The two men also differ stylistically when it comes to public speaking. By almost any traditional measure, Obama has a distinct advantage on this front. He has perfected the teleprompter-aided stem winder, replete with rhetorical flourishes and lofty platitudes. He's younger, more telegenic, and has a better voice than McCain. His polished style enchants audiences, and few people seem especially bothered when he carries on for close to an hour. McCain is not a great orator. He looks awkward when reading from a teleprompter and sounds choppy when reading from a hard copy script. He relies too heavily on the verbal crutch "my friends," and often interrupts his best applause lines. But might McCain's stilted delivery actually benefit him? Most successful politicians are excellent public speakers, so the fact that McCain isn't silky smooth bolsters his outsider image. McCain is a Washington player through and through, but his war on earmarks, maverick voting record, and straightforward style of communicating allow him to credibly cast himself as something other than a jaded insider.
McCain's embrace of the spontaneity of town hall meetings has also served him well in dealing with the press. When a dubious story questioning his ethics hit the front page of the New York Times several weeks ago, McCain confronted the story head-on by calling a press conference to respond to the report. After an opening statement, he released the hounds, fielding fielded no fewer than 36 queries about the matter. He soldiered through until reporters ran out of questions.
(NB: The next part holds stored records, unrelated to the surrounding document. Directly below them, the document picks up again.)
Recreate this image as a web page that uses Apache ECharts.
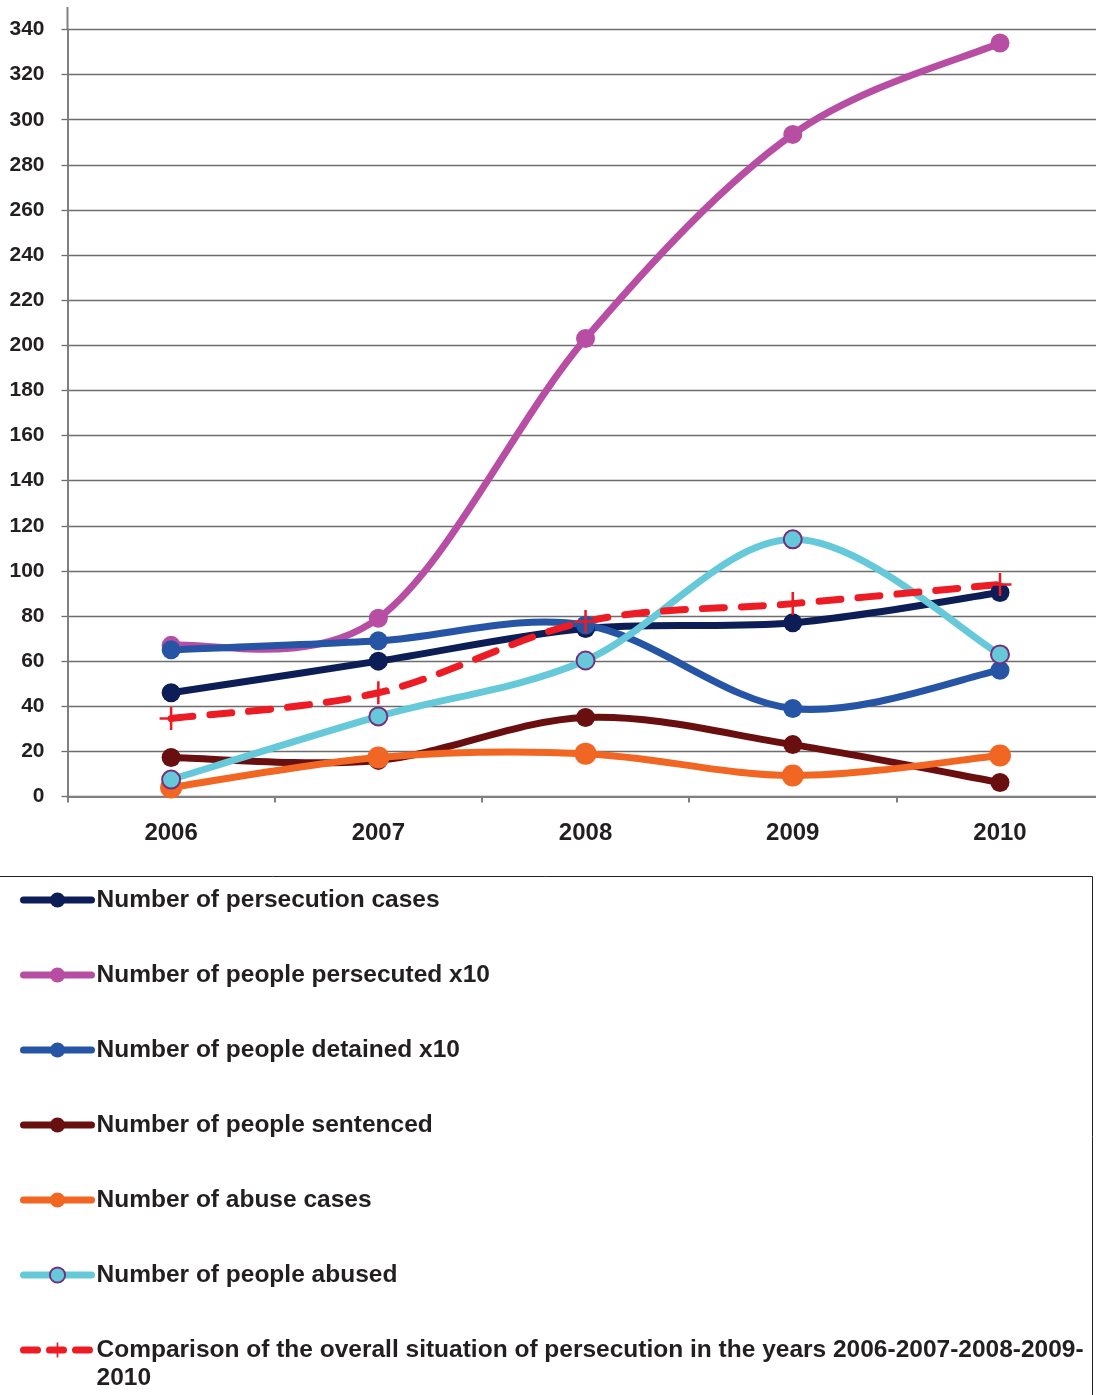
<!DOCTYPE html>
<html>
<head>
<meta charset="utf-8">
<script src="https://cdn.jsdelivr.net/npm/echarts@6/dist/echarts.min.js"></script>
<style>
  html, body { margin: 0; padding: 0; background: #fff; }
  #chart { width: 1096px; height: 1395px; }
</style>
</head>
<body>
<div id="chart"></div>
<script>
// Categories and series values
const years = ['2006', '2007', '2008', '2009', '2010'];
const persecutionCases    = [46, 60, 74.5, 77, 90.4];
const peoplePersecutedX10 = [67, 79, 203, 293.5, 334];
const peopleDetainedX10   = [65, 69, 76, 39, 56];
const peopleSentenced     = [17.3, 16, 35, 23, 6.2];
const abuseCases          = [4, 17.3, 19, 9.3, 18.2];
const peopleAbused        = [7.5, 35.5, 60.3, 114, 63];
const overallComparison   = [34.6, 46, 77.6, 85.5, 94];

const seriesNames = [
  'Number of persecution cases',
  'Number of people persecuted x10',
  'Number of people detained x10',
  'Number of people sentenced',
  'Number of abuse cases',
  'Number of people abused',
  'Comparison of the overall situation of persecution in the years 2006-2007-2008-2009-2010'
];

const FONT = '"Liberation Sans", Arial, Helvetica, sans-serif';
const TEXT = '#231f20';
const PLUS = 'path://M10,0H12.5V10H22.5V12.5H12.5V22.5H10V12.5H0V10H10Z';
const LINE_W = 7;
const DASH = [22, 17];

// Each series: values, colour, marker size, marker symbol, marker style, dash
const defs = [
  { values: persecutionCases,    color: '#0d1d56', size: 19 },
  { values: peoplePersecutedX10, color: '#b84ea4', size: 19 },
  { values: peopleDetainedX10,   color: '#2655a5', size: 19 },
  { values: peopleSentenced,     color: '#6a0f10', size: 19 },
  { values: abuseCases,          color: '#f16623', size: 22 },
  { values: peopleAbused,        color: '#66c9da', size: 18,
    item: { color: '#66c9da', borderColor: '#74307f', borderWidth: 2 } },
  { values: overallComparison,   color: '#ed1c24', size: 23, symbol: PLUS, dash: DASH }
];

// Smoothed curve through the points (Bezier with 1/6 neighbour tangents)
function curveRenderer(values, color, dash) {
  return function (params, api) {
    if (params.dataIndex !== 0) return null;
    const p = values.map(function (v, k) { return api.coord([k, v]); });
    const n = p.length;
    let d = 'M' + p[0][0] + ' ' + p[0][1];
    for (let i = 0; i < n - 1; i++) {
      const a = p[Math.max(i - 1, 0)], b = p[i], c = p[i + 1], e = p[Math.min(i + 2, n - 1)];
      const c1x = b[0] + (c[0] - a[0]) / 6, c1y = b[1] + (c[1] - a[1]) / 6;
      const c2x = c[0] - (e[0] - b[0]) / 6, c2y = c[1] - (e[1] - b[1]) / 6;
      d += ' C' + c1x + ' ' + c1y + ' ' + c2x + ' ' + c2y + ' ' + c[0] + ' ' + c[1];
    }
    return {
      type: 'path',
      shape: { pathData: d },
      style: {
        fill: null, stroke: color, lineWidth: LINE_W,
        lineCap: 'round', lineJoin: 'round', lineDash: dash || null
      },
      silent: true
    };
  };
}

const series = [];
defs.forEach(function (def, k) {
  series.push({
    type: 'custom',
    name: 'curve-' + k,
    data: def.values.map(function (v, i) { return [i, v]; }),
    encode: { x: 0, y: 1 },
    renderItem: curveRenderer(def.values, def.color, def.dash),
    silent: true
  });
  series.push({
    name: seriesNames[k],
    type: 'line',
    data: def.values,
    symbol: def.symbol || 'circle',
    symbolSize: def.size,
    showAllSymbol: true,
    lineStyle: { color: 'rgba(0,0,0,0)', width: LINE_W },
    itemStyle: def.item || { color: def.color },
    emphasis: { disabled: true },
    silent: true
  });
});

function legendItem(k) {
  return {
    name: seriesNames[k],
    lineStyle: {
      color: defs[k].color, width: LINE_W, cap: 'round',
      type: defs[k].dash ? [14, 12] : 'solid'
    }
  };
}

const legendText = {
  fontFamily: FONT, fontWeight: 'bold', fontSize: 24.5, color: TEXT, lineHeight: 28
};

const chart = echarts.init(document.getElementById('chart'));

chart.setOption({
  animation: false,
  backgroundColor: '#fff',
  grid: {
    left: 67.5, right: -7.6, top: 29.5, bottom: 598.5,
    containLabel: false, outerBoundsMode: 'none'
  },
  xAxis: {
    type: 'category',
    data: years,
    boundaryGap: true,
    axisLine: { lineStyle: { color: '#808080', width: 2 } },
    axisTick: { show: true, length: 6, lineStyle: { color: '#808080', width: 2 } },
    axisLabel: {
      margin: 25, color: TEXT, fontFamily: FONT, fontWeight: 'bold', fontSize: 24
    },
    splitLine: { show: false }
  },
  yAxis: {
    type: 'value',
    min: 0, max: 340, interval: 20,
    axisLine: { show: true, lineStyle: { color: '#808080', width: 2 } },
    axisTick: { show: true, length: 6, lineStyle: { color: '#6d6d6d', width: 1.3 } },
    axisLabel: {
      margin: 23, color: TEXT, fontFamily: FONT, fontWeight: 'bold', fontSize: 21
    },
    splitLine: { show: true, lineStyle: { color: '#6d6d6d', width: 1.3 } }
  },
  legend: [
    {
      orient: 'vertical',
      left: 20, top: 886,
      padding: 0,
      itemWidth: 68, itemHeight: 19, itemGap: 47,
      data: [0, 1, 2, 3, 4, 5].map(legendItem),
      textStyle: legendText,
      selectedMode: false
    },
    {
      orient: 'vertical',
      left: 20, top: 1308,
      padding: 0,
      itemWidth: 68, itemHeight: 19,
      data: [legendItem(6)],
      // leading empty line keeps the first caption line level with the icon
      formatter: function (name) { return '\n' + name.replace('2009-2010', '2009-\n2010'); },
      textStyle: legendText,
      selectedMode: false
    }
  ],
  graphic: [
    // legend frame
    {
      type: 'rect', silent: true, z: -1,
      shape: { x: -1, y: 876.5, width: 1093.5, height: 600 },
      style: { fill: 'none', stroke: '#231f20', lineWidth: 1 }
    },
    // value axis continues a little above the top gridline
    {
      type: 'line', silent: true,
      shape: { x1: 67.5, y1: 7, x2: 67.5, y2: 30 },
      style: { stroke: '#808080', lineWidth: 2 }
    }
  ],
  series: series
});
</script>
</body>
</html>
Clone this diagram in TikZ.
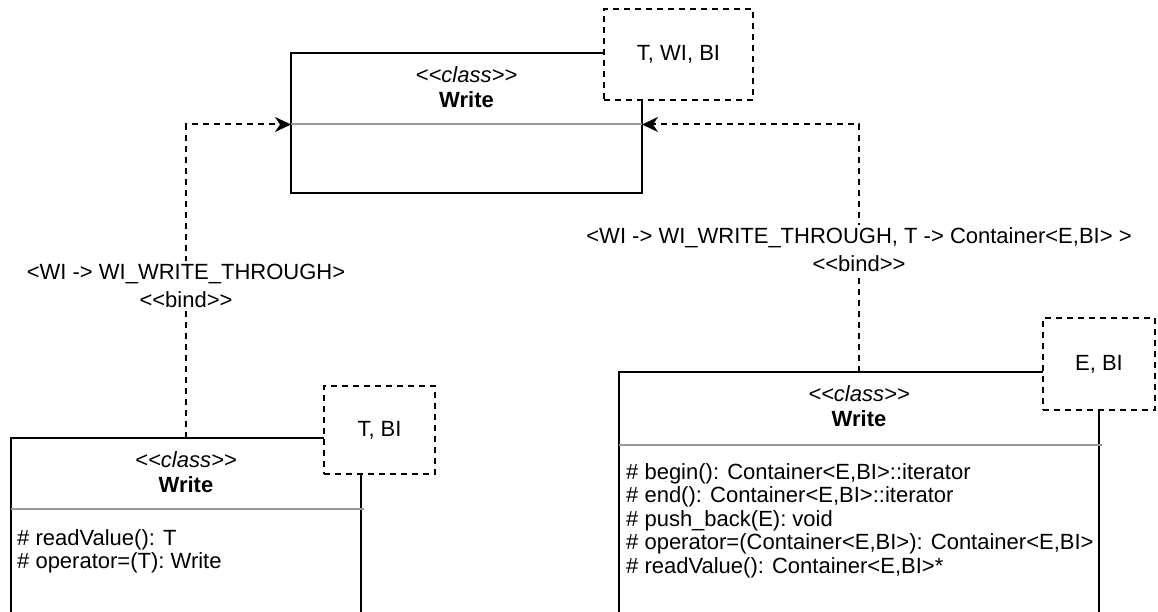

By contrast, a recent Barack Obama press conference actually exacerbated a media firestorm. Facing hostile questions in San Antonio dealing with subjects ranging from "NAFTAgate" to the Tony Rezko trial, Obama ducked, dodged, and departed after just a handful of questions. When frustrated reporters hurled more questions at him as he headed for the exit, Obama whined, "Guys, I mean come on. I just answered, like, eight questions!" After months of gushing Obama coverage, some reporters are beginning to grumble that his campaign offers the press limited access to the candidate. Others complain that Obama is prone to avoiding uncomfortable questions. Although interaction with unfriendly questioners is not a major part of Team Obama's script, they won't be able to get away with many more performances like that Texas debacle.
Obama's greatest strength may prove to be his Achilles heel, and McCain appears to recognize this. During his victory speech in Texas, John McCain remarked, "Americans aren't interested in an election where they're just talked to instead of listened to." He pledged to criss-cross the country and actually listen to voters. This is a less than subtle shot at Obama's speechifying. Should the public grow weary of Obama's seductive, vacuous rhetoric and wild pep rallies, McCain will be ready with his alternate approach. Ultimately, Bruce Springsteen might sell more tickets and generate more buzz, but the hardworking road warrior might just earn those elusive 270 electoral votes in November.